La denominación “green MiFID” se refiere a las modificaciones a la regulación MiFID II que introdujeron las preferencias de sostenibilidad del cliente en las actividades de asesoramiento y prestación de servicios de inversión. Estos cambios, que entraron en vigor en agosto de 2022, son parte de la batería de iniciativas del plan de acción de finanzas sostenibles de la UE. Si bien evitar el “greenwashing” no es uno de los objetivos formales de dicho plan, esta intención está detrás de toda la normativa europea en materia de finanzas sostenibles. Ello explica que una de las acciones estrella del plan de acción sea la taxonomía verde (una clasificación de las actividades que se consideran sostenibles desde el punto de vista medioambiental), así como mucha de la complejidad y carácter técnico de la regulación.
El “greenwashing”, traducido en nuestro idioma como lavado verde o eco postureo, se refiere a la comercialización de productos (en este caso financieros) como sostenibles o verdes sólo como estrategia de marketing, sin que realmente hayan variado sus características intrínsecas.

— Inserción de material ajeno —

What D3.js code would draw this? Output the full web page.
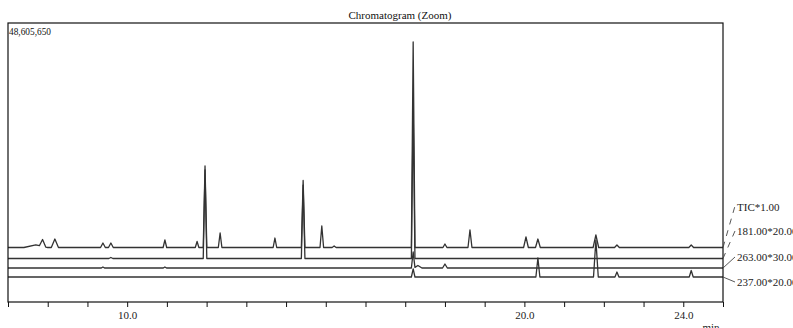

La posibilidad de “greenwashing” puede impactar negativamente la credibilidad del sector y evitar que los recursos financieros lleguen a las actividades que contribuyen realmente a la sostenibilidad. De ahí la necesidad de establecer definiciones muy claras y evitar confusiones y zonas grises que puedan llevar a este tipo de actuaciones por parte de las entidades.
En este sentido, la regulación MiFID II no es una excepción. De hecho, una de las críticas que podrían hacerse a esta normativa es su compleja definición de las preferencias de sostenibilidad, basada en otras regulaciones novedosas, y por tanto muy desconocidas tanto para clientes como para una gran parte del sector financiero, como son la taxonomía, el Reglamento de Divulgación de Finanzas Sostenibles (SDFR, por sus siglas en ingles) y las denominadas PIAS en el argot del sector (término que se refiere los impactos negativos que las inversiones pueden tener en el medio ambiente o la sociedad). No vamos a entrar en el detalle de estas normas, sirva la explicación anterior para ilustrar su alto grado de tecnicismo y alejamiento de lo que había sido la práctica de mercado dentro de la inversión sostenible.
En teoría, las entidades están obligadas a incluir en los tests de idoneidad unas preguntas relativas a las preferencias de sostenibilidad. La entrada en vigor de esta normativa se produjo en un momento en que faltaba claridad respecto de su aplicación práctica y había poco producto elegible en base a las mencionadas definiciones. A ello, se unió un mal momento de mercado para los productos sostenibles, provocado por el conflicto en Ucrania, el consecuente impulso a los combustibles fósiles, un contexto inflacionario y de subida de tipos de interés, y un estado de opinión negativa hacia este tipo de productos procedente de Estados Unidos. En noviembre de 2022, unos meses después, se publicó un estudio de mistery shopping realizado por Asufin sobre una muestra de entidades nacionales representando el 83% de la cuota de mercado de fondos de inversión. Su conclusión fue que sólo una entre ellas incluía en ese momento las preferencias de sostenibilidad en su test de idoneidad, observándose una generalizada carencia de información a los clientes sobre inversiones sostenibles.
Por los comentarios que nos llegan del sector, y si bien una gran parte de los test de idoneidad ya incluyen consideraciones de sostenibilidad, parece ser que la situación de fondo no ha cambiado mucho en los últimos trimestres. Para muchas entidades, preguntar por esas preferencias no pasa de ser un puro trámite, y en muchos casos la conversación se dirige hacia desincentivar al cliente de que elija este tipo de productos. Parece que la regulación no sólo está actuando para evitar el “greenwashing”, sino que, dada su complejidad, está produciendo un efecto contrario al pretendido. De hecho, en el sector se está empezando a hablar de “green bleaching” (bleach es lejía en inglés) refiriéndose a una tendencia por parte de las entidades hacia el conservadurismo, con el fin de evitar el riesgo de ser acusadas de este tipo de prácticas.
Volviendo al tema que nos ocupa, respecto de si MiFID II ha servido para evitar el “greenwashing”, parece que ese ya no es el principal problema, sino que el desafío está en que los productos sostenibles resulten una opción atractiva tanto para el asesor como para el cliente final. A la difícil situación coyuntural de mercado, se añade la dificultad de comprensión de la regulación, que obliga a un esfuerzo adicional y una mayor labor de formación, explicación e información en el caso de las inversiones más comprometidas con la sostenibilidad. En vista de los importantes retos de futuro y de las grandes oportunidades de inversión que representa la transición hacia una economía neutral en carbono, será vital para las entidades financieras y profesionales del asesoramiento superar esas barreras.